One of the few negative things I can say about Day of the Tentacle is that it’s more fun than it is truly innovative; it doesn’t break any new formal or thematic ground

So, friggin what. I dearly wish more game designers (and not a few critics) would remember that a lot of these games are meant to be fun. I don't want some message or insight or innovation all the time. I often want to sit down and spend some time having fun and unwinding. Its not a negative, its like the comfort of an old book that I've decided to reread.

Plus, fun and funny are damn tough to get right. Its so much easier to do drama than comedy because a so-so drama is still ok, but a so-so comedy is just bad.


I have so many good memories of playing this game with friends back in the 90s. I played it again recently with my teenager nephews and they loved it. The humor still works and the puzzles are challenging.


I spent my childhood and formative years playing adventure games. While I played more Maniac Mansion than the sequel, this is one of the best.

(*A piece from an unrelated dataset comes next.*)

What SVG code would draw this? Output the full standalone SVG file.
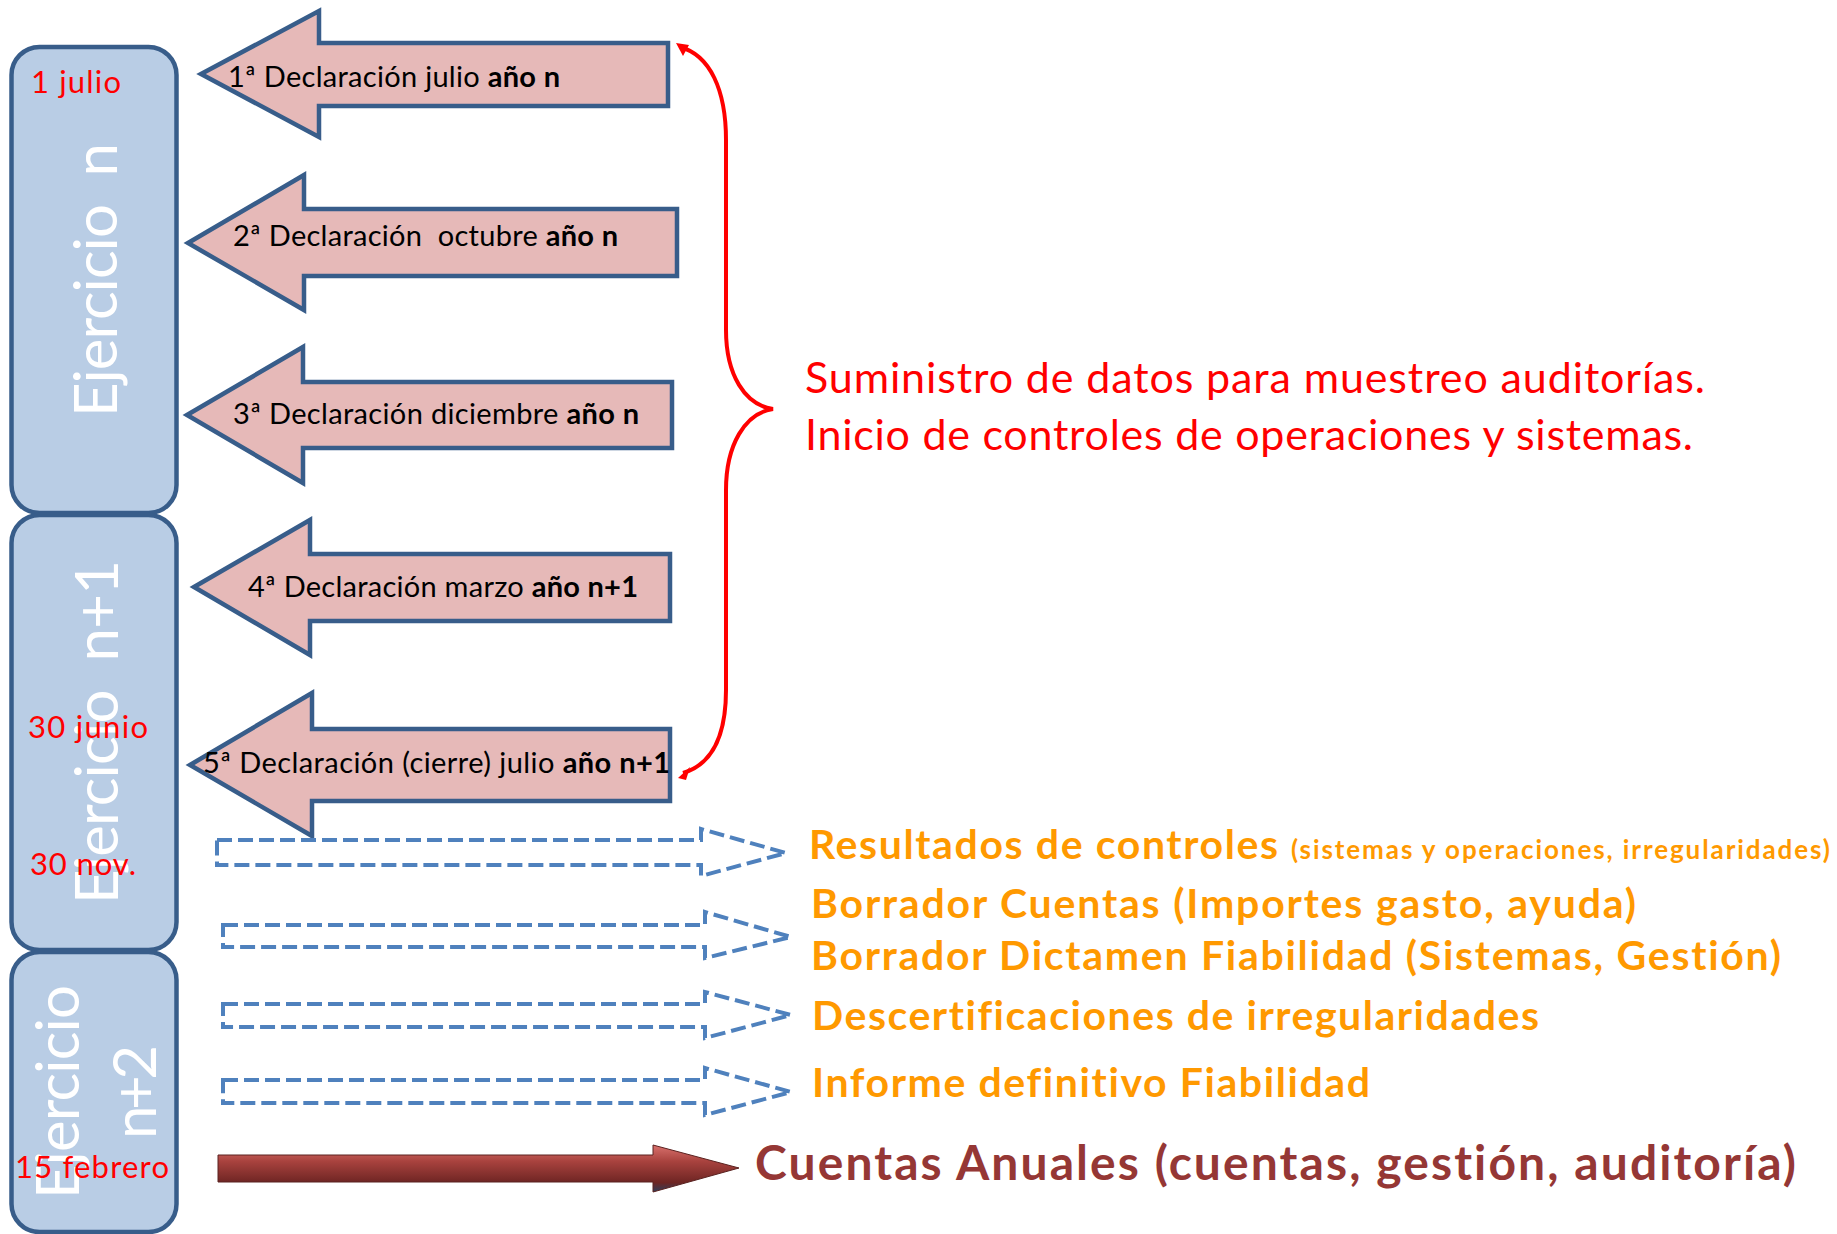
<svg xmlns="http://www.w3.org/2000/svg" width="1837" height="1234" viewBox="0 0 1837 1234">
<style>
text{font-variant-ligatures:none;font-feature-settings:"liga" 0,"dlig" 0}
.box{fill:#b9cde5;stroke:#385d8a;stroke-width:4.5}
.vt{font-family:Lato,"Open Sans",sans-serif;font-size:60px;fill:#ffffff;text-anchor:middle}
.date{font-family:Lato,"Liberation Sans",sans-serif;font-size:31px;fill:#ff0000}
.blk{fill:#e6b9b8;stroke:#385d8a;stroke-width:4.5;stroke-linejoin:miter}
.at{font-family:Lato,"Liberation Sans",sans-serif;font-size:29px;fill:#000000}
.b{font-weight:bold}
.dash{fill:none;stroke:#4f81bd;stroke-width:4;stroke-dasharray:15 6}
.red{font-family:Lato,"Liberation Sans",sans-serif;font-size:43px;fill:#ff0000}
.or{font-family:Lato,"Liberation Sans",sans-serif;font-size:41px;font-weight:bold;fill:#ff9900}
.ca{font-family:Lato,"Liberation Sans",sans-serif;font-size:48px;font-weight:bold;fill:#953735}
</style>
<defs>
<linearGradient id="g3d" x1="0" y1="0" x2="0" y2="1">
<stop offset="0" stop-color="#d9716d"/>
<stop offset="0.35" stop-color="#a8423e"/>
<stop offset="0.8" stop-color="#6e2523"/>
<stop offset="1" stop-color="#2f3e5a"/>
</linearGradient>
</defs>

<g id="ejercicio-n">
<rect class="box" x="11.5" y="47" width="165" height="466" rx="28"/>
<text class="vt" transform="translate(117,280) rotate(-90)" xml:space="preserve" textLength="274" lengthAdjust="spacing">Ejercicio  n</text>
</g>
<g id="ejercicio-n1">
<rect class="box" x="11.5" y="515" width="165" height="435" rx="28"/>
<text class="vt" transform="translate(118,732) rotate(-90)" xml:space="preserve" textLength="344" lengthAdjust="spacing">Ejercicio  n+1</text>
</g>
<g id="ejercicio-n2">
<rect class="box" x="11.5" y="952" width="165" height="280" rx="28"/>
<text class="vt" transform="translate(79,1092) rotate(-90)" textLength="214" lengthAdjust="spacing">Ejercicio</text>
<text class="vt" transform="translate(156,1092) rotate(-90)" textLength="94" lengthAdjust="spacing">n+2</text>
</g>

<g id="dates">
<text class="date" x="31" y="93" textLength="90" lengthAdjust="spacing">1 julio</text>
<text class="date" x="28" y="738" textLength="120" lengthAdjust="spacing">30 junio</text>
<text class="date" x="30" y="875" textLength="106" lengthAdjust="spacing">30 nov.</text>
<text class="date" x="15" y="1178" textLength="154" lengthAdjust="spacing">15 febrero</text>
</g>

<g id="decl-1">
<polygon class="blk" points="201,74 319,11 319,43 668,43 668,106 319,106 319,137"/>
<text class="at" x="228" y="87" textLength="332" lengthAdjust="spacing">1ª Declaración julio <tspan class="b">año n</tspan></text>
</g>
<g id="decl-2">
<polygon class="blk" points="188,243 304,175 304,209 677,209 677,276 304,276 304,310"/>
<text class="at" x="233" y="246" xml:space="preserve" textLength="385" lengthAdjust="spacing">2ª Declaración  octubre <tspan class="b">año n</tspan></text>
</g>
<g id="decl-3">
<polygon class="blk" points="187,415 303,347 303,382 672,382 672,448 303,448 303,483"/>
<text class="at" x="233" y="424" textLength="406" lengthAdjust="spacing">3ª Declaración diciembre <tspan class="b">año n</tspan></text>
</g>
<g id="decl-4">
<polygon class="blk" points="194,587 310,520 310,554 670,554 670,621 310,621 310,655"/>
<text class="at" x="248" y="597" textLength="390" lengthAdjust="spacing">4ª Declaración marzo <tspan class="b">año n+1</tspan></text>
</g>
<g id="decl-5">
<polygon class="blk" points="190,765 312,693 312,729 670,729 670,801 312,801 312,836"/>
<text class="at" x="203" y="773" textLength="467" lengthAdjust="spacing">5ª Declaración (cierre) julio <tspan class="b">año n+1</tspan></text>
</g>

<g id="connectors">
<path d="M680,47 C710,55 726,90 726,140 L726,330 C726,375 745,405 773,409 C745,413 726,445 726,490 L726,690 C726,740 710,765 683,773" fill="none" stroke="#ff0000" stroke-width="4"/>
<polygon points="676,43 689,45 683,56" fill="#ff0000"/>
<polygon points="678,778 690,767 686,780" fill="#ff0000"/>
<polygon class="dash" points="217,840 701,840 701,829 786,853 701,876 701,865 217,865"/>
<polygon class="dash" points="223,925 705,925 705,912 791,937 705,958 705,947 223,947"/>
<polygon class="dash" points="223,1004 705,1004 705,992 791,1015 705,1038 705,1027 223,1027"/>
<polygon class="dash" points="223,1080 705,1080 705,1068 791,1092 705,1115 705,1103 223,1103"/>
<polygon points="218,1155 653,1155 653,1145 739,1168 653,1192 653,1182 218,1182" fill="url(#g3d)" stroke="#5a2220" stroke-width="1"/>
</g>

<g id="labels">
<text class="red" x="805" y="393" textLength="900" lengthAdjust="spacing">Suministro de datos para muestreo auditorías.</text>
<text class="red" x="805" y="450" textLength="888" lengthAdjust="spacing">Inicio de controles de operaciones y sistemas.</text>
<text class="or" x="809" y="859" textLength="469" lengthAdjust="spacing">Resultados de controles</text>
<text class="or" x="1291" y="859" style="font-size:26px" textLength="539" lengthAdjust="spacing">(sistemas y operaciones, irregularidades)</text>
<text class="or" x="811" y="918" textLength="825" lengthAdjust="spacing">Borrador Cuentas (Importes gasto, ayuda)</text>
<text class="or" x="811" y="970" textLength="970" lengthAdjust="spacing">Borrador Dictamen Fiabilidad (Sistemas, Gestión)</text>
<text class="or" x="812" y="1030" textLength="727" lengthAdjust="spacing">Descertificaciones de irregularidades</text>
<text class="or" x="812" y="1097" textLength="558" lengthAdjust="spacing">Informe definitivo Fiabilidad</text>
<text class="ca" x="755" y="1180" textLength="1041" lengthAdjust="spacing">Cuentas Anuales (cuentas, gestión, auditoría)</text>
</g>
</svg>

Is this the one that contains that easter egg where you can play a full other game within the game?


That's it. You can get to a terminal and play Maniac Mansion pretty early on in Day of the Tentacle.


...As the article explicitly mentioned?


Favorite game of mine too. I remember when I was a 14 year old playing this game.


For anyone wondering what the (remastered) game looks like:

https://www.youtube.com/watch?v=eW283uY3sLI


My best friend and I played Maniac Mansion and DotT for hours. So funny and great puzzles. Thanks for the memories buddy, you are missed, RIP


Yet to play this one. Recently played Full Throttle and it was great. I guess I have to go back and replay Maniac Mansion since the 90s?


Just play Day of the Tentacle. I've been playing games since the Atari days. Day of the Tentacle is one of the greatest games of all time.